Does Federal Right to Abortion Survive Overturning Of Roe v. Wade? Federal Judge Raises Possibility
On Monday, in an eyebrow-raising hypothetical contained in a court order, Judge Kollar-Kotelly suggested that the federal right to an abortion might still exist post-Dobbs, and ordered briefing on the subject. The parties in Dobbs only argued, and Dobbs only considered, the Fourteenth Amendment as lacking a basis for a federal right to abortion. But, Judge Kollar-Kotelly stated, it is entirely possible that the Court might have held in Dobbs that some other provision of the Constitution provided a right to access reproductive services had that issue been raised. However, it was not raised.
Judge Kollar-Kotelly then proceeded to posit that the Thirteenth Amendment, which outlaws slavery and involuntary servitude, might also provide such a basis for a federal right to an abortion, as this amendment has received substantial attention among scholars and, briefly, in one federal Court of Appeals decision on the question of whether that section of the constitution could apply to abortion. She ordered briefing on the subject to be filed in March.

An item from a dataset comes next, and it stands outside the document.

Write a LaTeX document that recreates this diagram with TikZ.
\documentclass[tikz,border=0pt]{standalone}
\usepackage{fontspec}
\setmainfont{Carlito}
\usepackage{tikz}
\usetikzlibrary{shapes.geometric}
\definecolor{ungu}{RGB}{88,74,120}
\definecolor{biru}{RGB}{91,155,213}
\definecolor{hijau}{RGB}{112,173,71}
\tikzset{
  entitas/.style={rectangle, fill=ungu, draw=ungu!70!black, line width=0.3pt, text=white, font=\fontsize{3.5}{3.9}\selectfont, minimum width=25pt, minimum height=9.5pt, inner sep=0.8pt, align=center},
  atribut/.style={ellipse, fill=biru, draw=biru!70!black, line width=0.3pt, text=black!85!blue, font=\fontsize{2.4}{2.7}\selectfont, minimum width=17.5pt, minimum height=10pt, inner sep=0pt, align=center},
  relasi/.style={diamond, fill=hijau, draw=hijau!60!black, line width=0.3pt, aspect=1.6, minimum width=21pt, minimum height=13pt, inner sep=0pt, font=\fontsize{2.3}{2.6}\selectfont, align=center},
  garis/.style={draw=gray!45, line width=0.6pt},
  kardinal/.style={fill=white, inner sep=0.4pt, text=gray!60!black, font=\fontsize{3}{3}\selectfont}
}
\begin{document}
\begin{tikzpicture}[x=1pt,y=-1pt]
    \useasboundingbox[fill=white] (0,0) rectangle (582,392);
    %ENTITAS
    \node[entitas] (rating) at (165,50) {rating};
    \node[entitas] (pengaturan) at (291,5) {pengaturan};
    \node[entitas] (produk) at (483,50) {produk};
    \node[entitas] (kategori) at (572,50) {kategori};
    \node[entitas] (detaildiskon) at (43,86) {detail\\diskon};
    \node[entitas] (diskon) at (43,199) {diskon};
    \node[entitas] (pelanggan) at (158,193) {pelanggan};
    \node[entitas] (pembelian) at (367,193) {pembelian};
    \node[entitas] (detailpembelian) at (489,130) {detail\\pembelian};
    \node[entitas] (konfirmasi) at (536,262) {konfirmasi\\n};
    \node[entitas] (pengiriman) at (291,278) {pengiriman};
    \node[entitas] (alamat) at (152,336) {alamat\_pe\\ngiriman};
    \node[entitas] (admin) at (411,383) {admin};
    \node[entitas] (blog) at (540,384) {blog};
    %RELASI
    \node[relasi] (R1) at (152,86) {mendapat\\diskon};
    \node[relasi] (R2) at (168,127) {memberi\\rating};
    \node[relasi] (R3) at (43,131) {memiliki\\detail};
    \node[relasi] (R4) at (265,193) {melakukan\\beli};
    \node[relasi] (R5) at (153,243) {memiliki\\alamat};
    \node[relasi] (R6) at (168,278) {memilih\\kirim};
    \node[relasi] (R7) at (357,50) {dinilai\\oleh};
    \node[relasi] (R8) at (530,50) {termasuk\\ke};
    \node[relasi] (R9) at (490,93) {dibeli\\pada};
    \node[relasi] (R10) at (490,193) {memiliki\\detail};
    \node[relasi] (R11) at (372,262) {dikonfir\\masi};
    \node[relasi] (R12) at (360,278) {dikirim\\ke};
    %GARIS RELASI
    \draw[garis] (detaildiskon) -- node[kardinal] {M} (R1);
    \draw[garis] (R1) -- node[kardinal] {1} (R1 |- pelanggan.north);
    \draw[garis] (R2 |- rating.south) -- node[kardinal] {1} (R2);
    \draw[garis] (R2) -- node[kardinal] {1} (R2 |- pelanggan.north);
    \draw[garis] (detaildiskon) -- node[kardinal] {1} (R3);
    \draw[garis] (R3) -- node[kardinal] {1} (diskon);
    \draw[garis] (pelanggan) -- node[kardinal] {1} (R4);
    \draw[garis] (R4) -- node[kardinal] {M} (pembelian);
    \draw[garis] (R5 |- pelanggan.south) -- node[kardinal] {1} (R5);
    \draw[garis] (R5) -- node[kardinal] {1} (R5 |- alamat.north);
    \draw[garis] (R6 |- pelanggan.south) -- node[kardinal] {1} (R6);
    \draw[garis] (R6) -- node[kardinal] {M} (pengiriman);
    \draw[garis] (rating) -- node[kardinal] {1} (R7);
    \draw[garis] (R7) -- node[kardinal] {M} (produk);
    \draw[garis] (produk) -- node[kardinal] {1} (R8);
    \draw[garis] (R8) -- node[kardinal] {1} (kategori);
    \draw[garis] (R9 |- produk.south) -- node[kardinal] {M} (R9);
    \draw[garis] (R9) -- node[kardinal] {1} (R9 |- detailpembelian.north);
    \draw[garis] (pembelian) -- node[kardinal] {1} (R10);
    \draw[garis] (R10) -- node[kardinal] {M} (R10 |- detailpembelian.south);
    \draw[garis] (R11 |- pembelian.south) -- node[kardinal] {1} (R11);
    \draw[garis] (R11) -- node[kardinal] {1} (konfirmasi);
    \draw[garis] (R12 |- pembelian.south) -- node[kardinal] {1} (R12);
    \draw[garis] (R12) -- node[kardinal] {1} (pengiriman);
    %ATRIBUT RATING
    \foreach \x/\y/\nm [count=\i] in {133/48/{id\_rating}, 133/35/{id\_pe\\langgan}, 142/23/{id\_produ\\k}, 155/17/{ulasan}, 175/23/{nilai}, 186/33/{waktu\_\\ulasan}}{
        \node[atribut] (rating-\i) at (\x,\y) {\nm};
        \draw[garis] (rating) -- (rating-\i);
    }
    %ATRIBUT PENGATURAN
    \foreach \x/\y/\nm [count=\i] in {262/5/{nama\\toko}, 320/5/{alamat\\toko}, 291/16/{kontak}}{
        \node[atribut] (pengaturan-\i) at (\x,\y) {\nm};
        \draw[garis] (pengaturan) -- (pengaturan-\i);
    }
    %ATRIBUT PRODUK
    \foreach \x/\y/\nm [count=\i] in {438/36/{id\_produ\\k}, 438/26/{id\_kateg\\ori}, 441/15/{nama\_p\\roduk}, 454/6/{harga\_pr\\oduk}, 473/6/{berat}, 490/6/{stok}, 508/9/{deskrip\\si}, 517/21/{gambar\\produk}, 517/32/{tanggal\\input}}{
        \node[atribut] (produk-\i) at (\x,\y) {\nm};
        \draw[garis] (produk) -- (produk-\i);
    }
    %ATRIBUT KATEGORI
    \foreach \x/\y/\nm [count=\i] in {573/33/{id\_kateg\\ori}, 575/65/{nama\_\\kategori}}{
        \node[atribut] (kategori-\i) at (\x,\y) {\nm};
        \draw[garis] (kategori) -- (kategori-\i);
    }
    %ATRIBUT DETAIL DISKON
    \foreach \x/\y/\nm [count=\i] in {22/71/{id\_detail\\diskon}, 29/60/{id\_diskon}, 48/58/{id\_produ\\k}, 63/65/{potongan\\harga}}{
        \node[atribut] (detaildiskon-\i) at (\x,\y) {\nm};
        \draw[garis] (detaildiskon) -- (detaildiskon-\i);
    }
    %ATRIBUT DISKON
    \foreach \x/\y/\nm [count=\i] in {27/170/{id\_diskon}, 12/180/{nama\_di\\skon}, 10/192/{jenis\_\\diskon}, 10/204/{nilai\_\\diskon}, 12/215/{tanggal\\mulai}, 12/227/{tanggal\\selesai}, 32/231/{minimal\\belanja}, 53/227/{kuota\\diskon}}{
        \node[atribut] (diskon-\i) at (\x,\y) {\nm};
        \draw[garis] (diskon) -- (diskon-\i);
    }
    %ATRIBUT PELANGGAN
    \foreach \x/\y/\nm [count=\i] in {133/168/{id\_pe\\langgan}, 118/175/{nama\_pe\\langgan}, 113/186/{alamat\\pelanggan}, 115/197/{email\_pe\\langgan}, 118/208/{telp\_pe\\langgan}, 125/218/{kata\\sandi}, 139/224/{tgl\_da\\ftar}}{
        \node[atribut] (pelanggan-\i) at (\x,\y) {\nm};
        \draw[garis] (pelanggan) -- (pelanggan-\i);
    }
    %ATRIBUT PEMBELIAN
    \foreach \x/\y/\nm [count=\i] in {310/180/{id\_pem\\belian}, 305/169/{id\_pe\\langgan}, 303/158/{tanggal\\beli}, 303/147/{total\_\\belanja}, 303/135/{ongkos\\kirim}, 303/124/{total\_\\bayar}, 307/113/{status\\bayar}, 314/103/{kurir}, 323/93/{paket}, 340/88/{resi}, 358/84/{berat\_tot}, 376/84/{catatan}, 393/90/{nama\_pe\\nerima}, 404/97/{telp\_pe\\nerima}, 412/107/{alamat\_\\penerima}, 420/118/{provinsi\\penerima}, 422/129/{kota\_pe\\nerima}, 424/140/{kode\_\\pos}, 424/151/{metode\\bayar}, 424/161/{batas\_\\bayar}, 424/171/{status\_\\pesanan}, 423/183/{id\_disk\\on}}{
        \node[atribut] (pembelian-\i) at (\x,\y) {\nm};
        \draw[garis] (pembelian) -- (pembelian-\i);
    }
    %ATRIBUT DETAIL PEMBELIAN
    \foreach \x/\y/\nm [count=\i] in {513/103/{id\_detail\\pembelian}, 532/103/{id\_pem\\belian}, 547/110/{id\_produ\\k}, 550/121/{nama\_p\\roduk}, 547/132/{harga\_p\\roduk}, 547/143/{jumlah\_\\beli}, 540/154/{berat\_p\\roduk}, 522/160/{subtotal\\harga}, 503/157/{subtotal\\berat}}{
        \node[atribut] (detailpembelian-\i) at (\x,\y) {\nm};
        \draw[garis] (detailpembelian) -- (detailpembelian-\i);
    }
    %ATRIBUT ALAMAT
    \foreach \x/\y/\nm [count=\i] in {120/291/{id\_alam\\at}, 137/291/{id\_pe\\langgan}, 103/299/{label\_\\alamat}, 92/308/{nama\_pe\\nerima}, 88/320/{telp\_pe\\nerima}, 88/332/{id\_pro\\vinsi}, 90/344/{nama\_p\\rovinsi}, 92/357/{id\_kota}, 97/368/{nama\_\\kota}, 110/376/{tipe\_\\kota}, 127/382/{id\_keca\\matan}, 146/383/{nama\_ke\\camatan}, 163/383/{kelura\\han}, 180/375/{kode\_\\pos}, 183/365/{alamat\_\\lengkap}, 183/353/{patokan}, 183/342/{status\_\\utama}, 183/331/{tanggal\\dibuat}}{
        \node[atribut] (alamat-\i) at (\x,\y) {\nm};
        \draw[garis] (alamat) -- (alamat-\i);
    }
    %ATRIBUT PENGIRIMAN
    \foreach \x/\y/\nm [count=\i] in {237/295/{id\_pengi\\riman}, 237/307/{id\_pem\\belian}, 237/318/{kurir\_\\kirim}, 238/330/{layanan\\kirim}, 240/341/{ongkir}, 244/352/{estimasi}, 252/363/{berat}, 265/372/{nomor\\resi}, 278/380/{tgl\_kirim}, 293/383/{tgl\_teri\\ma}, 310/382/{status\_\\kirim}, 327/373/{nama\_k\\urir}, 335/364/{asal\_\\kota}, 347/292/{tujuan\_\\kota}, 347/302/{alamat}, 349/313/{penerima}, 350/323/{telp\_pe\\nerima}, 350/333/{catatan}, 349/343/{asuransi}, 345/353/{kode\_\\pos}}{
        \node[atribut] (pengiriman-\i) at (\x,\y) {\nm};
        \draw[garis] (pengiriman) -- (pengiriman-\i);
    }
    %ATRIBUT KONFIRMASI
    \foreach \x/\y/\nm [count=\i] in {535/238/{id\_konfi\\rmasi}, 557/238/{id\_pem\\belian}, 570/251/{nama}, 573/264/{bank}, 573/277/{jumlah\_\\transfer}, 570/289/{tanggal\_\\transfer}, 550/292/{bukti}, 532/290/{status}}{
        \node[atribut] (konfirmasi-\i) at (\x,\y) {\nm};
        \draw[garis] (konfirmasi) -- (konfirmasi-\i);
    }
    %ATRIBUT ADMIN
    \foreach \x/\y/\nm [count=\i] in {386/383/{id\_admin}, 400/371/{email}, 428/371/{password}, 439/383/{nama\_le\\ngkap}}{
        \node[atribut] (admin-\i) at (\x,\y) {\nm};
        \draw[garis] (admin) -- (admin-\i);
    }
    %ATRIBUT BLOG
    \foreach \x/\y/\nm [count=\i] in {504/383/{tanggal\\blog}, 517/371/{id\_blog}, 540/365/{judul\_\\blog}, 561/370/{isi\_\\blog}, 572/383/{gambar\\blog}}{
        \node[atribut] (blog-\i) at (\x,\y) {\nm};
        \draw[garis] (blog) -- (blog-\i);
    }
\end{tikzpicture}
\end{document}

The substantial attention Judge Kollar cited consists of one 1990 law school law review article, in which the author stated that When women are compelled to carry and bear children, they are subjected to involuntary servitude in violation of [the Thirteenth] amendment. The court case cited was a U.S. Court of Appeals for the 10th Circuit opinion from 1995 in which the court found that a lawyer s argument that the Thirteenth Amendment provided a federal right to abortion was not frivolous.